I can just imagine the conversation Ofsted inspectors might be having down at the Frog and Nightgown after Michael Gove’s recent announcement...

“Evening Grahame.”

“Evening Anthony, Theresa. What’ll it be?”

“Stiff whisky, Grahame, I think. Been a hard week. Trouble with primaries is that pupils keep getting under your feet. Some of these heads don’t make proper provision for us. All we ask for is a room well away from any children. But I’ve interviewed an amazing Senco this week. Does wonders with children from the most appalling home backgrounds. They really love going to school.”

“You gave her an ‘outstanding’, then?”

“Oh no. Had to fail her. She couldn’t prove all her pupils had made two sub-levels of progress. How’s your week been, Theresa?”

“I’ve been at an interesting primary. Children were happy, on task, no behaviour problems, lots of good planning, excellent staff morale, enthusiastic parents. Had to give the school notice to improve, though. Two children in Year 6 couldn’t tell me their levels, a reception teacher hadn’t put her learning intentions on the whiteboard, and there was a 1 per cent dip in the mean average of the lower quartile of the key stage 2 maths results. Your week been fruitful, Anthony?”

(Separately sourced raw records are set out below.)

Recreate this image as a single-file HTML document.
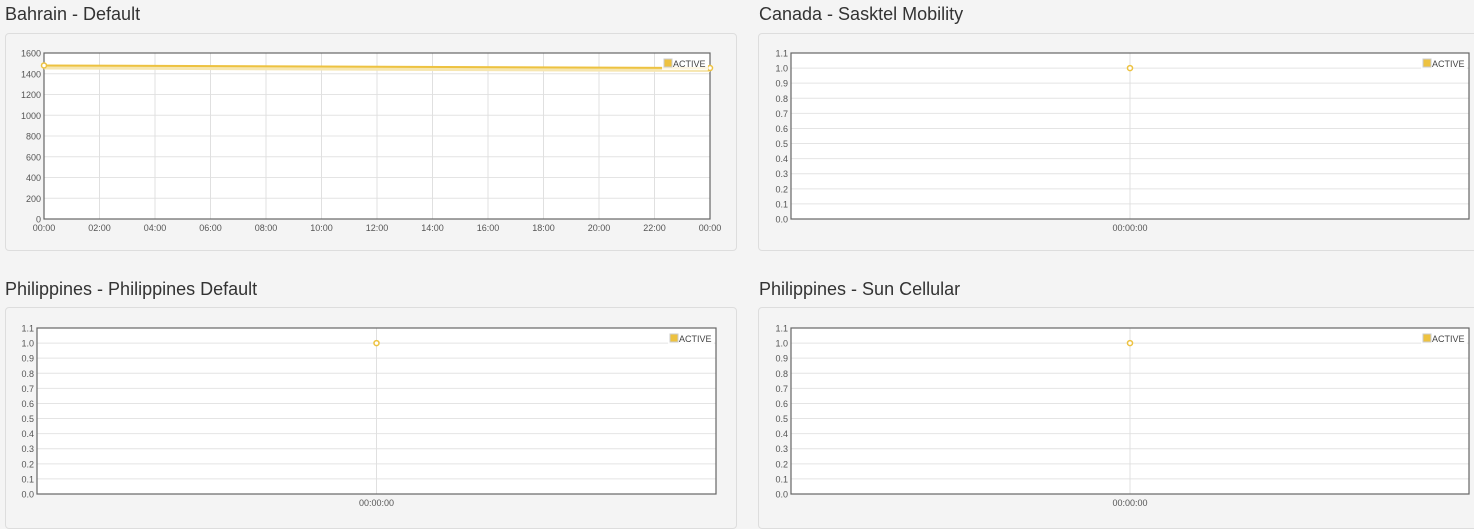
<!DOCTYPE html>
<html><head><meta charset="utf-8"><style>
body{margin:0;background:#f4f4f4;font-family:"Liberation Sans",sans-serif;width:1474px;height:514px;overflow:hidden;position:relative}
.title{position:absolute;font-size:18px;color:#333}
.card{position:absolute;background:#f4f4f4;border:1px solid #ddd;border-radius:4px}
svg{position:absolute;left:0;top:0}
</style></head><body>
<div class="title" style="left:5px;top:4px">Bahrain - Default</div>
<div class="title" style="left:759px;top:4px">Canada - Sasktel Mobility</div>
<div class="title" style="left:5px;top:279px">Philippines - Philippines Default</div>
<div class="title" style="left:759px;top:279px">Philippines - Sun Cellular</div>
<div class="card" style="left:5px;top:33px;width:730px;height:216px"></div>
<div class="card" style="left:758px;top:33px;width:720px;height:216px"></div>
<div class="card" style="left:5px;top:307px;width:730px;height:220px"></div>
<div class="card" style="left:758px;top:307px;width:720px;height:220px"></div>
<svg id="s" width="1474" height="514"></svg>
<script>
const bahrainTimes=[0,24];
const bahrainValues=[1480,1455];
const bahrainXTicks=["00:00","02:00","04:00","06:00","08:00","10:00","12:00","14:00","16:00","18:00","20:00","22:00","00:00"];
const bahrainYTicks=[0,200,400,600,800,1000,1200,1400,1600];
const singleYTicks=[0.0,0.1,0.2,0.3,0.4,0.5,0.6,0.7,0.8,0.9,1.0,1.1];
const canadaValues=[1.0];
const philDefaultValues=[1.0];
const sunValues=[1.0];
const singleXLabel="00:00:00";
const NS="http://www.w3.org/2000/svg";
const svg=document.getElementById('s');
function el(t,a,p){const e=document.createElementNS(NS,t);for(const k in a)e.setAttribute(k,a[k]);(p||svg).appendChild(e);return e;}
function chart(name,L,T,R,B,ymax,yTicks,yFmt,xTicks,xs,vals,xmax){
  const g=el('g',{});
  
  
  el('rect',{x:L,y:T,width:R-L,height:B-T,fill:'#fff'},g);
  const X=v=>L+(R-L)*v/xmax, Y=v=>B-(B-T)*v/ymax;
  yTicks.forEach(v=>{
    el('line',{x1:L,x2:R,y1:Y(v),y2:Y(v),stroke:'#e4e4e4'},g);
    const t=el('text',{x:L-3,y:Y(v)+3.5,'text-anchor':'end','font-size':9,fill:'#555'},g);t.textContent=yFmt(v);
    
    
  });
  xTicks.forEach((lab,i)=>{
    const xv=xTicks.length>1?i*xmax/(xTicks.length-1):xmax/2;
    el('line',{x1:X(xv),x2:X(xv),y1:T,y2:B,stroke:'#e0e0e0'},g);
    const t=el('text',{x:X(xv),y:B+12,'text-anchor':'middle','font-size':9,fill:'#555'},g);t.textContent=lab;
    
    
  });
  el('rect',{x:L,y:T,width:R-L,height:B-T,fill:'none',stroke:'#666','stroke-width':1.2},g);
  if(vals.length>1){
    const pts=vals.map((v,i)=>X(xs[i])+','+Y(v)).join(' ');
    el('polyline',{points:pts.split(' ').map(p=>{const[a,b]=p.split(',');return a+','+(+b+2)}).join(' '),fill:'none',stroke:'#f6e6b0','stroke-width':4},g);
    const pl=el('polyline',{points:pts,fill:'none',stroke:'#edc240','stroke-width':2},g);
    
    
  }
  vals.forEach((v,i)=>{
    const c=el('circle',{cx:X(xs[i]),cy:Y(v),r:2.5,fill:'#fff',stroke:'#edc240','stroke-width':1.5},g);
    
    
  });
  const lg=el('g',{},g);
  
  
  el('rect',{x:R-48,y:T+5,width:46,height:12,fill:'#fff',opacity:0.85},lg);
  el('rect',{x:R-46,y:T+6,width:8,height:8,fill:'#edc240',stroke:'#ccc'},lg);
  const lt=el('text',{x:R-37,y:T+14,'font-size':9,fill:'#444'},lg);lt.textContent='ACTIVE';
}
chart('chart-bahrain',44,53,710,219,1600,bahrainYTicks,v=>v,bahrainXTicks,bahrainTimes,bahrainValues,24);
chart('chart-canada',791,53,1469,219,1.1,singleYTicks,v=>v.toFixed(1),[singleXLabel],[0.5],canadaValues,1);
chart('chart-philippines-default',37,328,716,494,1.1,singleYTicks,v=>v.toFixed(1),[singleXLabel],[0.5],philDefaultValues,1);
chart('chart-sun-cellular',791,328,1469,494,1.1,singleYTicks,v=>v.toFixed(1),[singleXLabel],[0.5],sunValues,1);
</script>
</body></html>
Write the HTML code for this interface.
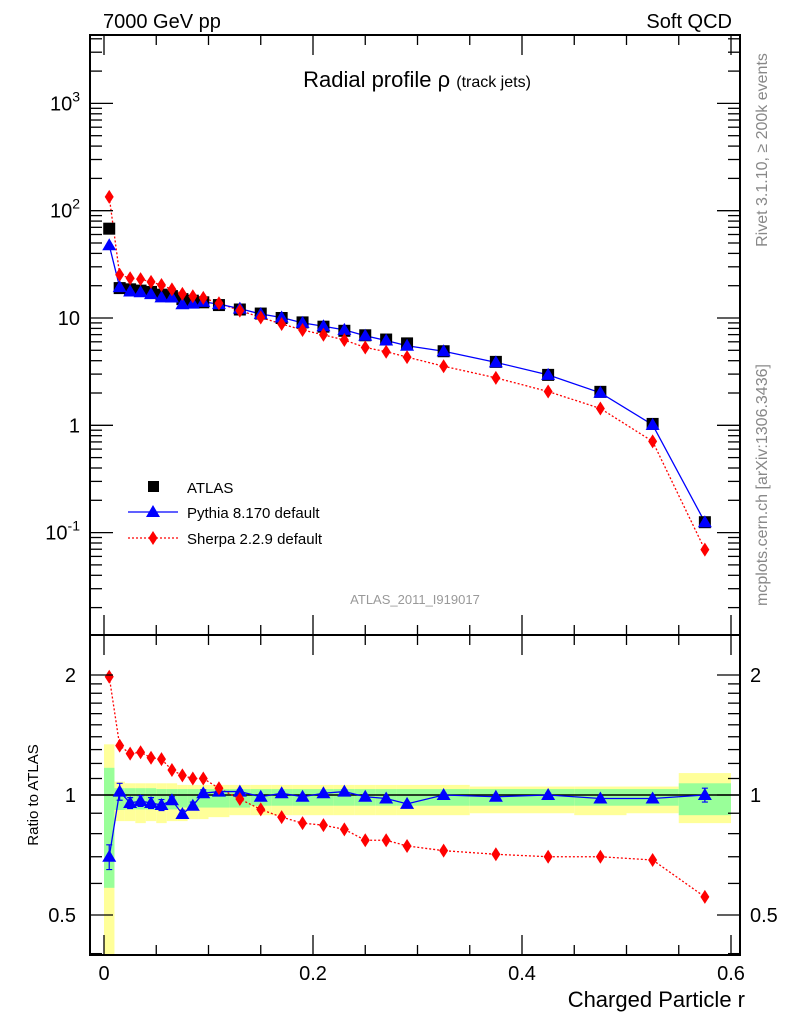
<!DOCTYPE html>
<html><head><meta charset="utf-8"><style>body{margin:0;background:#fff}svg{display:block;font-family:"Liberation Sans",sans-serif}</style></head>
<body>
<svg id="c" width="786" height="1024" viewBox="0 0 786 1024" xmlns="http://www.w3.org/2000/svg">
<g id="bands"></g>
<g id="marks"></g>
<rect x="90" y="35" width="650" height="600" fill="none" stroke="#000" stroke-width="2"/>
<rect x="90" y="635" width="650" height="320" fill="none" stroke="#000" stroke-width="2"/>
<g id="axes"></g>
<text x="103" y="28" font-size="20">7000 GeV pp</text>
<text x="732" y="28" font-size="20" text-anchor="end">Soft QCD</text>
<text x="417" y="87" font-size="22" text-anchor="middle">Radial profile ρ <tspan font-size="16">(track jets)</tspan></text>
<text x="415" y="604" font-size="13" fill="#999" text-anchor="middle">ATLAS_2011_I919017</text>
<text transform="translate(767,150) rotate(-90)" font-size="16" fill="#888" text-anchor="middle">Rivet 3.1.10, ≥ 200k events</text>
<text transform="translate(767,485) rotate(-90)" font-size="16" fill="#888" text-anchor="middle">mcplots.cern.ch [arXiv:1306.3436]</text>
<text transform="translate(38,795) rotate(-90)" font-size="15" text-anchor="middle">Ratio to ATLAS</text>
<text x="745" y="1007" font-size="22" text-anchor="end">Charged Particle r</text>
<g>
<rect x="148" y="481" width="11" height="11" fill="#000"/>
<text x="187" y="493" font-size="15">ATLAS</text>
<line x1="128" y1="512" x2="178" y2="512" stroke="#00f" stroke-width="1.3"/>
<polygon points="153,505 160,517 146,517" fill="#00f"/>
<text x="187" y="518" font-size="15">Pythia 8.170 default</text>
<line x1="128" y1="538" x2="178" y2="538" stroke="#f00" stroke-width="1.3" stroke-dasharray="2,2"/>
<polygon points="153,531 157.5,538 153,545 148.5,538" fill="#f00"/>
<text x="187" y="544" font-size="15">Sherpa 2.2.9 default</text>
</g>
</svg>
<script>
const xCenters=[0.005,0.015,0.025,0.035,0.045,0.055,0.065,0.075,0.085,0.095,0.11,0.13,0.15,0.17,0.19,0.21,0.23,0.25,0.27,0.29,0.325,0.375,0.425,0.475,0.525,0.575];
const xWidths=[0.01,0.01,0.01,0.01,0.01,0.01,0.01,0.01,0.01,0.01,0.02,0.02,0.02,0.02,0.02,0.02,0.02,0.02,0.02,0.02,0.05,0.05,0.05,0.05,0.05,0.05];
const atlas=[68,19,18.5,18,17.5,16.5,16,15,14.5,14,13.2,12,11,10,9.1,8.3,7.6,6.9,6.3,5.8,4.9,3.9,2.95,2.05,1.03,0.125];
const pythiaRatio=[0.70,1.02,0.955,0.966,0.955,0.944,0.97,0.896,0.94,1.01,1.02,1.02,0.99,1.01,0.99,1.01,1.02,0.99,0.98,0.95,1.0,0.99,1.0,0.98,0.98,1.0];
const pythiaErr=[0.05,0.05,0.03,0.03,0.03,0.03,0.02,0.02,0.02,0.02,0.01,0.01,0.01,0.01,0.01,0.01,0.01,0.01,0.01,0.01,0.01,0.01,0.01,0.01,0.01,0.04];
const sherpaRatio=[1.98,1.33,1.27,1.28,1.24,1.23,1.155,1.12,1.10,1.10,1.04,0.977,0.92,0.88,0.85,0.84,0.82,0.77,0.77,0.745,0.725,0.71,0.70,0.70,0.687,0.555];
const totLo=[0.3,0.86,0.86,0.85,0.86,0.85,0.86,0.86,0.87,0.87,0.88,0.89,0.89,0.89,0.89,0.89,0.89,0.89,0.89,0.89,0.89,0.9,0.9,0.89,0.9,0.85];
const totHi=[1.34,1.08,1.07,1.07,1.07,1.07,1.07,1.06,1.06,1.06,1.06,1.06,1.06,1.06,1.06,1.06,1.06,1.06,1.06,1.06,1.06,1.05,1.05,1.05,1.05,1.135];
const statLo=[0.585,0.917,0.92,0.92,0.92,0.92,0.92,0.93,0.93,0.93,0.93,0.93,0.94,0.94,0.94,0.94,0.94,0.94,0.94,0.94,0.94,0.94,0.94,0.94,0.94,0.89];
const statHi=[1.17,1.04,1.04,1.04,1.04,1.035,1.035,1.035,1.035,1.035,1.035,1.035,1.035,1.035,1.035,1.035,1.035,1.035,1.035,1.035,1.035,1.035,1.035,1.035,1.035,1.07];
const xTicks=[0,0.2,0.4,0.6];
const yTicks=[-1,0,1,2,3];
const rTicks=[0.5,1,2];

const NS='http://www.w3.org/2000/svg';
const X=v=>104+v*1045;
const Y=v=>318-(Math.log10(v)-1)*107.3;
const R=v=>795-Math.log10(v)*398.6;
const clampR=y=>Math.max(635,Math.min(955,y));
function mk(par,tag,at){const e=document.createElementNS(NS,tag);for(const k in at)e.setAttribute(k,at[k]);document.getElementById(par).appendChild(e);return e;}

xCenters.forEach((c,i)=>{
 const x0=X(c-xWidths[i]/2),w=xWidths[i]*1045;
 let y1=clampR(R(totHi[i])),y2=clampR(R(totLo[i]));
 let e=mk('bands','rect',{x:x0,y:y1,width:w,height:y2-y1,fill:'#ffff99'});
 
 
 y1=clampR(R(statHi[i]));y2=clampR(R(statLo[i]));
 e=mk('bands','rect',{x:x0,y:y1,width:w,height:y2-y1,fill:'#99ff99'});
 
 
});
let ln=mk('bands','line',{x1:90,x2:740,y1:R(1),y2:R(1),stroke:'#000','stroke-width':1.5});



const pythia=atlas.map((a,i)=>a*pythiaRatio[i]);
const sherpa=atlas.map((a,i)=>a*sherpaRatio[i]);
function line(pts,col,dash,name){const e=mk('marks','polyline',{points:pts.join(' '),fill:'none',stroke:col,'stroke-width':1.3});if(dash)e.setAttribute('stroke-dasharray','2,2');}
function tri(x,y,name){const e=mk('marks','polygon',{points:`${x},${y-7} ${x+7},${y+5} ${x-7},${y+5}`,fill:'#00f'});}
function dia(x,y,name){const e=mk('marks','polygon',{points:`${x},${y-7} ${x+4.5},${y} ${x},${y+7} ${x-4.5},${y}`,fill:'#f00'});}
line(xCenters.map((c,i)=>X(c)+','+Y(sherpa[i])),'#f00',true,'sherpa-line');
line(xCenters.map((c,i)=>X(c)+','+Y(pythia[i])),'#00f',false,'pythia-line');
xCenters.forEach((c,i)=>{
 const e=mk('marks','rect',{x:X(c)-6,y:Y(atlas[i])-6,width:12,height:12,fill:'#000'});
 
 
});
xCenters.forEach((c,i)=>{tri(X(c),Y(pythia[i]),'pythia-point');dia(X(c),Y(sherpa[i]),'sherpa-point');});
line(xCenters.map((c,i)=>X(c)+','+R(sherpaRatio[i])),'#f00',true,'sherpa-ratio-line');
line(xCenters.map((c,i)=>X(c)+','+R(pythiaRatio[i])),'#00f',false,'pythia-ratio-line');
xCenters.forEach((c,i)=>{
 const x=X(c),ya=R(pythiaRatio[i]+pythiaErr[i]),yb=R(pythiaRatio[i]-pythiaErr[i]);
 const e=mk('marks','path',{d:`M${x},${ya}V${yb}M${x-3},${ya}H${x+3}M${x-3},${yb}H${x+3}`,stroke:'#00f','stroke-width':1.2,fill:'none'});
 
 
});
xCenters.forEach((c,i)=>{tri(X(c),R(pythiaRatio[i]),'pythia-ratio-point');dia(X(c),R(sherpaRatio[i]),'sherpa-ratio-point');});

function tk(x1,y1,x2,y2){mk('axes','line',{x1,y1,x2,y2,stroke:'#000','stroke-width':1.3});}
function tx(x,y,s,anchor,size){const e=mk('axes','text',{x,y,'font-size':size||20,'text-anchor':anchor});e.textContent=s;return e;}
for(let v=0;v<=0.6001;v+=0.05){const maj=Math.abs(v/0.2-Math.round(v/0.2))<1e-6;const L=maj?20:10;const x=X(v);
 tk(x,955,x,955-L);tk(x,635,x,635-L);tk(x,635,x,635+L);tk(x,35,x,35+L);}
xTicks.forEach(v=>tx(X(v),980,String(v),'middle',20));
for(let d=-2;d<=3;d++){for(let m=1;m<10;m++){const v=m*Math.pow(10,d);const y=Y(v);if(y<35||y>635)continue;const L=m==1?23:12;tk(90,y,90+L,y);tk(740,y,740-L,y);}}
yTicks.forEach(d=>{const y=Y(Math.pow(10,d));let s;
 if(d==0)s='1';else if(d==1)s='10';else{const e=tx(80,y+7,'10','end',20);const t=document.createElementNS(NS,'tspan');t.setAttribute('dy','-9');t.setAttribute('font-size','14');t.textContent=String(d);e.appendChild(t);return;}
 tx(80,y+7,s,'end',20);});
[0.4,0.5,0.6,0.7,0.8,0.9,1,2].forEach(v=>{const y=R(v);const maj=rTicks.includes(v);const L=maj?23:12;tk(90,y,90+L,y);tk(740,y,740-L,y);});
for(let v=1.1;v<2;v+=0.1){const y=R(v);tk(90,y,102,y);tk(740,y,728,y);}
rTicks.forEach(v=>{tx(76,R(v)+7,String(v),'end',20);tx(750,R(v)+7,String(v),'start',20);});
</script>
</body></html>
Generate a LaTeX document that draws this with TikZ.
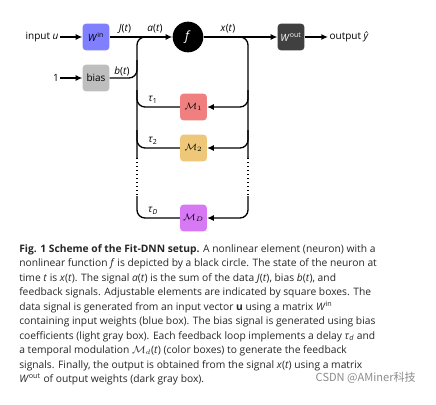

“I’ve been at St Barstools Primary. Thing is, when I checked their data before I arrived it was pretty grim, so I drafted my report to save time after the inspection. The children are drawn from a very rough estate and teachers cope with massive social problems. Amazing the kids make any progress at all, but they do, and the staff are exceptionally dedicated. Had to fail it, though. A lot of the children didn’t seem to know what I was talking about when I asked for their personal targets. Headteacher tried to tell me they weren’t very important. ‘Who’s the expert here?’ I asked him.”

“Funny old game, this inspection lark. I have to say I still get a frisson of pleasure watching the staff running around like headless chickens pretending they haven’t been in school the entire weekend panicking about our visit. Is that last week’s TES you’ve got, Grahame? What’s the headline?”

“Oh my God! Just look at this! That wretched Gove fellow is telling schools they can abandon the self-evaluation form! How on earth are we supposed to inspect schools if we don’t have their data to read online first? After all, that’s what tells us whether a school is surviving or failing. Visiting the place is not half as important.”

“Absolutely, Grahame. Teams of civil servants have worked for months getting the SEF properly comprehensive. And headteachers can’t say it takes a long time to fill in. We’ve provided a helpful 99-page instruction document and a mass of stuff on the website for them to look at. It cost a fortune to produce.”

“I’m sorry, I couldn’t help overhearing ...”

“Who are you?”

“A local primary headteacher and I’m raising my pint to Mr Gove because I shan’t have to spend countless future hours on the SEF. I can design my school year with a simple development plan. And parents don’t need charts and graphs to decide whether a school is any good, and whether they want their children to go there. You inspectors spend three days in a school, so you should be able to do even better. Get to the heart of a school and what it’s doing for its children - it really isn’t that difficult - and don’t expect us all to be identical. With a bit of luck, Mr Gove will soon be saying you need hardly any data at all. Cheers!”